Check each line below for the word "with" and give the number of lines that have it, nothing more.

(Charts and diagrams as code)
'''
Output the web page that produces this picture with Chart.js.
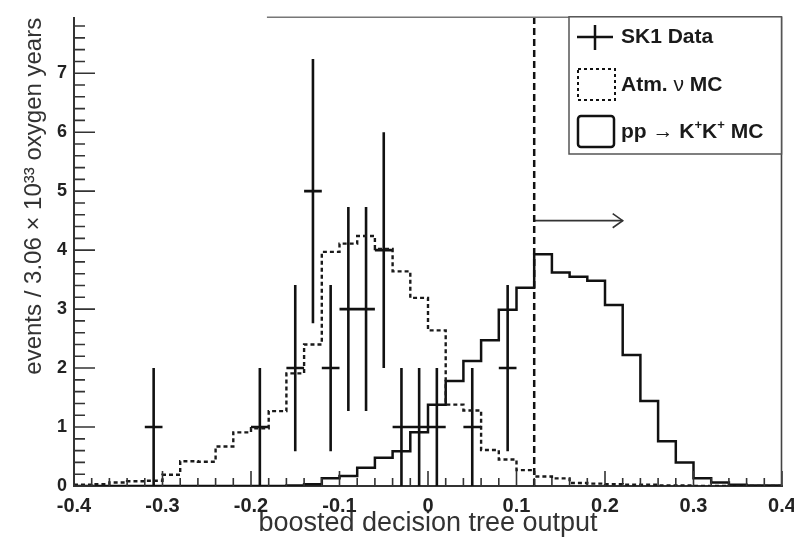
<!DOCTYPE html>
<html>
<head>
<meta charset="utf-8">
<script src="https://cdn.jsdelivr.net/npm/chart.js@4/dist/chart.umd.min.js"></script>
<style>
html,body{margin:0;padding:0;background:#fff;}
canvas{display:block;}
</style>
</head>
<body>
<canvas id="c" width="794" height="548"></canvas>
<script>
// ---------- data ----------
const binEdges = [-0.40,-0.38,-0.36,-0.34,-0.32,-0.30,-0.28,-0.26,-0.24,-0.22,
                  -0.20,-0.18,-0.16,-0.14,-0.12,-0.10,-0.08,-0.06,-0.04,-0.02,
                   0.00, 0.02, 0.04, 0.06, 0.08, 0.10, 0.12, 0.14, 0.16, 0.18,
                   0.20, 0.22, 0.24, 0.26, 0.28, 0.30, 0.32, 0.34, 0.36, 0.38, 0.40];

// Atm. nu MC (dashed histogram), one value per bin
const atmNuMC = [0.02,0.03,0.06,0.08,0.09,0.19,0.42,0.41,0.67,0.91,
                 0.98,1.27,1.91,2.40,3.97,4.11,4.24,4.02,3.64,3.19,
                 2.64,1.38,1.28,0.61,0.45,0.27,0.16,0.13,0.05,0.04,
                 0.03,0.02,0.02,0.01,0.01,0.00,0.00,0.00,0.00,0.00];

// pp -> K+K+ MC (solid histogram), one value per bin
const ppKKMC = [0.00,0.00,0.00,0.00,0.00,0.00,0.00,0.00,0.00,0.00,
                0.00,0.00,0.01,0.03,0.13,0.17,0.31,0.48,0.59,0.91,
                1.38,1.78,2.12,2.47,2.99,3.36,3.93,3.62,3.55,3.48,
                3.07,2.22,1.44,0.76,0.40,0.13,0.06,0.02,0.01,0.01];

// SK1 data points with error bars
const dataX    = [-0.31,-0.19,-0.15,-0.13,-0.11,-0.09,-0.07,-0.05,-0.03,-0.01, 0.01, 0.05, 0.09];
const dataY    = [ 1,    1,    2,    5,    2,    3,    3,    4,    1,    1,    1,    1,    2   ];
const dataLow  = [ 0,    0,    0.59, 2.76, 0.59, 1.27, 1.27, 2.00, 0,    0,    0,    0,    0.59];
const dataHigh = [ 2,    2,    3.41, 7.24, 3.41, 4.73, 4.73, 6.00, 2,    2,    2,    2,    3.41];
const dataHalfBin = 0.01;

// axis ticks
const xTickValues = [-0.4,-0.3,-0.2,-0.1,0,0.1,0.2,0.3,0.4];
const xTickLabels = ['-0.4','-0.3','-0.2','-0.1','0','0.1','0.2','0.3','0.4'];
const yTickValues = [0,1,2,3,4,5,6,7];
const yTickLabels = ['0','1','2','3','4','5','6','7'];
const xRange = [-0.4, 0.4];
const yRange = [0, 7.94];

// selection cut and arrow
const cutValue = 0.12;
const arrowY = 4.5;
const arrowEndX = 0.22;
const arrowHeadX = 0.2087;
const arrowHeadHalf = 0.12;

// legend
const legendLabels = ['SK1 Data', 'Atm. \u03BD MC', 'pp \u2192 K\u207AK\u207A MC'];

// ---------- build datasets ----------
function histPoints(vals){
  const pts = vals.map((v,i)=>({x: binEdges[i], y: v}));
  pts.push({x: binEdges[binEdges.length-1], y: vals[vals.length-1]});
  return pts;
}
const errPts = [];
dataX.forEach((x,i)=>{
  errPts.push({x:x, y:dataLow[i]}, {x:x, y:dataHigh[i]}, {x:x, y:null});
  errPts.push({x:x-dataHalfBin, y:dataY[i]}, {x:x+dataHalfBin, y:dataY[i]}, {x:x, y:null});
});

const FONT = "'Liberation Sans', Arial, Helvetica, sans-serif";

const framePlugin = {
  id: 'frame',
  afterDatasetsDraw(chart){
    const ctx = chart.ctx;
    const xs = chart.scales.x, ys = chart.scales.y;
    const ca = chart.chartArea;
    ctx.save();
    // inner tick marks
    ctx.strokeStyle = '#333';
    ctx.lineWidth = 1.6;
    ctx.beginPath();
    for (let k = 0; k <= 40; k++){
      const v = -0.4 + k*0.02;
      const px = xs.getPixelForValue(v);
      const len = (k % 5 === 0) ? 15 : 8;
      ctx.moveTo(px, ca.bottom); ctx.lineTo(px, ca.bottom - len);
    }
    for (let k = 0; k <= 39; k++){
      const v = k*0.2;
      const py = ys.getPixelForValue(v);
      const len = (k % 5 === 0) ? 21 : 11;
      ctx.moveTo(ca.left, py); ctx.lineTo(ca.left + len, py);
    }
    ctx.stroke();
    // right frame
    ctx.strokeStyle = '#444';
    ctx.lineWidth = 1.6;
    ctx.beginPath();
    ctx.moveTo(ca.right - 0.5, ca.top - 1); ctx.lineTo(ca.right - 0.5, ca.bottom);
    ctx.stroke();
    // partial top line
    ctx.strokeStyle = '#777';
    ctx.lineWidth = 1.5;
    ctx.beginPath();
    ctx.moveTo(xs.getPixelForValue(-0.182), ca.top - 0.5); ctx.lineTo(ca.right, ca.top - 0.5);
    ctx.stroke();

    // legend box
    const L = 569, T = ca.top - 1, R = ca.right - 0.5, B = 154;
    ctx.fillStyle = '#fff';
    ctx.fillRect(L, T, R - L, B - T);
    ctx.strokeStyle = '#555';
    ctx.lineWidth = 1.5;
    ctx.strokeRect(L, T, R - L, B - T);

    ctx.strokeStyle = '#111';
    // entry 1: cross
    ctx.lineWidth = 2.5;
    ctx.beginPath();
    ctx.moveTo(577, 37); ctx.lineTo(613, 37);
    ctx.moveTo(595, 25); ctx.lineTo(595, 50);
    ctx.stroke();
    // entry 2: dashed box
    ctx.lineWidth = 2;
    ctx.setLineDash([3,3]);
    ctx.strokeRect(578, 69, 37, 31);
    ctx.setLineDash([]);
    // entry 3: solid box
    ctx.lineWidth = 2.5;
    ctx.beginPath();
    if (ctx.roundRect) ctx.roundRect(578, 116, 36, 31, 3); else ctx.rect(578, 116, 36, 31);
    ctx.stroke();

    ctx.fillStyle = '#1a1a1a';
    ctx.textBaseline = 'middle';
    ctx.textAlign = 'left';
    const bold = 'bold 21px ' + FONT;
    const normal = '21px ' + FONT;
    const sup = 'bold 13px ' + FONT;
    function seg(parts, x, y){
      parts.forEach(p=>{
        ctx.font = p[1];
        ctx.fillText(p[0], x, y + (p[2]||0));
        x += ctx.measureText(p[0]).width;
      });
    }
    seg([[legendLabels[0], bold]], 621, 37);
    seg([['Atm. ', bold], ['\u03BD', normal], [' MC', bold]], 621, 85);
    seg([['pp ', bold], ['\u2192', normal], [' K', bold], ['+', sup, -7], ['K', bold], ['+', sup, -7], [' MC', bold]], 621, 132);
    ctx.restore();
  }
};

new Chart(document.getElementById('c'), {
  type: 'line',
  data: {
    datasets: [
      { label: 'Atm. \u03BD MC', data: histPoints(atmNuMC), stepped: true,
        borderColor: '#1a1a1a', borderWidth: 2.4, borderDash: [4,3], pointRadius: 0, fill: false },
      { label: 'pp \u2192 K\u207AK\u207A MC', data: histPoints(ppKKMC), stepped: true,
        borderColor: '#111', borderWidth: 2.5, pointRadius: 0, fill: false },
      { label: 'SK1 Data', data: errPts, spanGaps: false,
        borderColor: '#111', borderWidth: 2.6, pointRadius: 0, fill: false },
      { label: 'cut', data: [{x: cutValue, y: yRange[0]}, {x: cutValue, y: yRange[1]}],
        borderColor: '#111', borderWidth: 2.5, borderDash: [7,4], pointRadius: 0, fill: false },
      { label: 'arrow', data: [{x: cutValue, y: arrowY}, {x: arrowEndX, y: arrowY}],
        borderColor: '#333', borderWidth: 1.6, pointRadius: 0, fill: false },
      { label: 'arrowhead', data: [{x: arrowHeadX, y: arrowY + arrowHeadHalf}, {x: arrowEndX, y: arrowY}, {x: arrowHeadX, y: arrowY - arrowHeadHalf}],
        borderColor: '#333', borderWidth: 1.6, pointRadius: 0, fill: false }
    ]
  },
  options: {
    responsive: false,
    animation: false,
    devicePixelRatio: 1,
    layout: { padding: { top: 14, right: 0, left: 0, bottom: 0 } },
    plugins: { legend: { display: false }, tooltip: { enabled: false } },
    elements: { line: { tension: 0 } },
    scales: {
      x: {
        type: 'linear', min: xRange[0], max: xRange[1],
        afterFit(s){ s.height = 62; s.paddingLeft = 0; s.paddingRight = 12; },
        afterBuildTicks(s){ s.ticks = xTickValues.map(v=>({value: v})); },
        grid: { display: false, drawTicks: false },
        border: { display: true, color: '#333', width: 2 },
        ticks: { padding: 8, color: '#222', font: { family: FONT, size: 20, weight: 'bold' },
                 maxRotation: 0, autoSkip: false,
                 callback: (v, i) => xTickLabels[i] },
        title: { display: true, text: 'boosted decision tree output', color: '#333',
                 font: { family: FONT, size: 27 }, padding: { top: 0, bottom: 8 } }
      },
      y: {
        type: 'linear', min: yRange[0], max: yRange[1],
        afterFit(s){ s.width = 74; },
        afterBuildTicks(s){ s.ticks = yTickValues.map(v=>({value: v})); },
        grid: { display: false, drawTicks: false },
        border: { display: true, color: '#333', width: 2 },
        ticks: { padding: 7, color: '#222', font: { family: FONT, size: 18, weight: 'bold' },
                 callback: (v, i) => yTickLabels[i] },
        title: { display: true, text: 'events / 3.06 \u00D7 10\u00B3\u00B3 oxygen years', color: '#333',
                 align: 'end', font: { family: FONT, size: 24 }, padding: { top: 20, bottom: 0 } }
      }
    }
  },
  plugins: [framePlugin]
});
</script>
</body>
</html>
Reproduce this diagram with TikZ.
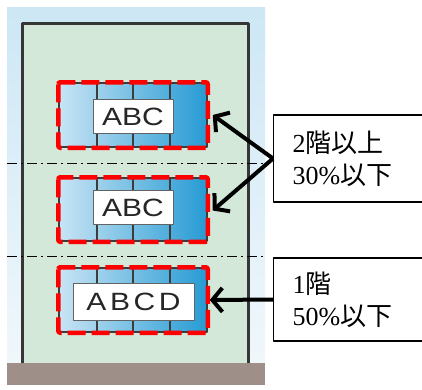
'''
Expected output →
3